Comme le rapporte Michel Cabirol dans un article paru sur le site latribune.fr, le ministre français des affaires étrangères n’a pas caché son agacement, lors de son audition devant le sénat, face au revirement unilatéral de position des Etats-Unis en Syrie, qui a donné le feu vert au président Turc R.T. Erdogan pour engager l’opération militaire contre les forces Kurdes. Selon Jean-Yves Le Drian, les européens, y compris la France, ont été surpris par un tel changement de position de Washington et du président Trump, dont les répercussions engagent aujourd’hui la sécurité de l’ensemble des pays de la zone moyen-orientale ainsi que des pays européens. Selon le ministre français, les autorités américaines avaient pourtant donné des assurances aux Européens, ainsi qu’aux membres de la coalition anti-Daesh, et l’annonce soudaine du retrait des forces américaines de la zone d’engagement probable a donc pris de court l’ensemble des acteurs, européens y compris.
Toujours lors de cette audition, JY Le Drian a jugé que le retrait américain avait bénéficié avant tout à la Russie, à la Syrie de Bashar al Assad, et à l’Iran, qualifié du bien peu diplomatique patronyme de « parrains d’Astana » et les conséquences de cette décision entameront les relations des occidentaux avec les pays du Moyen-Orient, notamment vis-à-vis de l’Arabie saoudite et d’israël, qui pourraient bien décider d’agir, eux aussi unilatéralement, pour assurer leur sécurité face à l’Iran, sans tenir compte des appels à la retenu venant de Washington et des capitales européennes. En guise de conclusion, le ministre français s’est interrogé sur la fiabilité de l’engagement des Etats-Unis à assurer la sécurité collective, au point de porter préjudice au lien transatlantique.
Le jugement sans appel du ministre des affaires étrangères français pose pourtant plus de question qu’il n’apporte de réponse. En effet, il montre à quel point les Européens, dont les Français, se sont mis eux-même en situation de très forte dépendance vis-à-vis de l’action américaine pour assurer leur propre sécurité, et la préservation de leurs intérêts. Si les Etats-Unis sont des alliés fiables et de longue date des pays européens, ils n’en demeurent pas moins qu’ils ont un agenda qui leur est propre, et une lecture des priorités différentes de celle des européens. En pleine course pour un second mandat, Donald Trump ne veut certainement pas voir des soldats américains tués ou blessés par un conflit entre Turcs et Kurdes, le tout pour un conflit en Syrie dont on ne voit pas vraiment comment il pourrait bien se terminer pour les alliés des occidentaux.

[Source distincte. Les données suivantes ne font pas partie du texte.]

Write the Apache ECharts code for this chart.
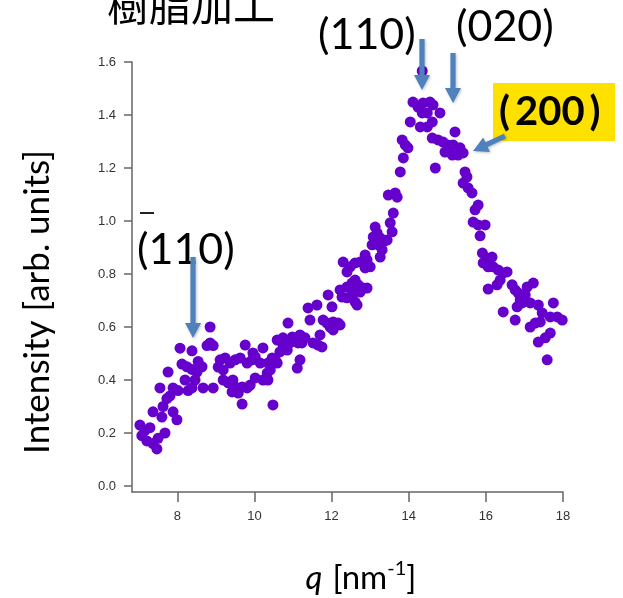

Ce constat doit, également, et sans délais, amener à engager une réflexion réaliste sur les besoins en terme de moyens militaires en France et en Europe, afin de pouvoir assurer la protection du territoire européen, des européens eux-mêmes, de leurs intérêts, et ce sans dépendre d’une décision ou de moyens en provenance de Washington. Rappelons à ce titre que la principale menace pour les Etats-Unis dans les décennies à venir sera représentée par la Chine, et non la Russie, comme nous l’avions déjà abordé à plusieurs reprises ici même. Or, pour être en mesure de neutraliser la menace d’un pays de 1,5 milliard d’individus, et dont le PIB devrait rattraper celui des Etats-Unis d’ici 2040, Washington aura besoin d’y consacrer toutes ses ressources, ne pouvant plus, par conséquent, assurer la protection des Européens comme ce fut le cas pendant 70 ans.
20 ans est un temps court lorsqu’il s’agit de profondément changer le format, l’organisation et les moyens d’une force armée, d’autant plus lorsqu’il s’agit de le faire à l’échelle multi-nationale. Si JY Le Drian appelle les Russes à « prendre leurs responsabilités » en Syrie face au sénat français, il serait avant tout impératif d’appeler les européens à prendre leurs propres responsabilités en matière de Défense, et à la France, en tant que nation nucléaire et membre permanent du Conseil de Sécurité des Nations Unis, de montrer l’exemple, et engageant un plan ambitieux et méthodique pour amener le format des forces armées nationales à un niveau cohérent avec la réalité des besoins et des menaces.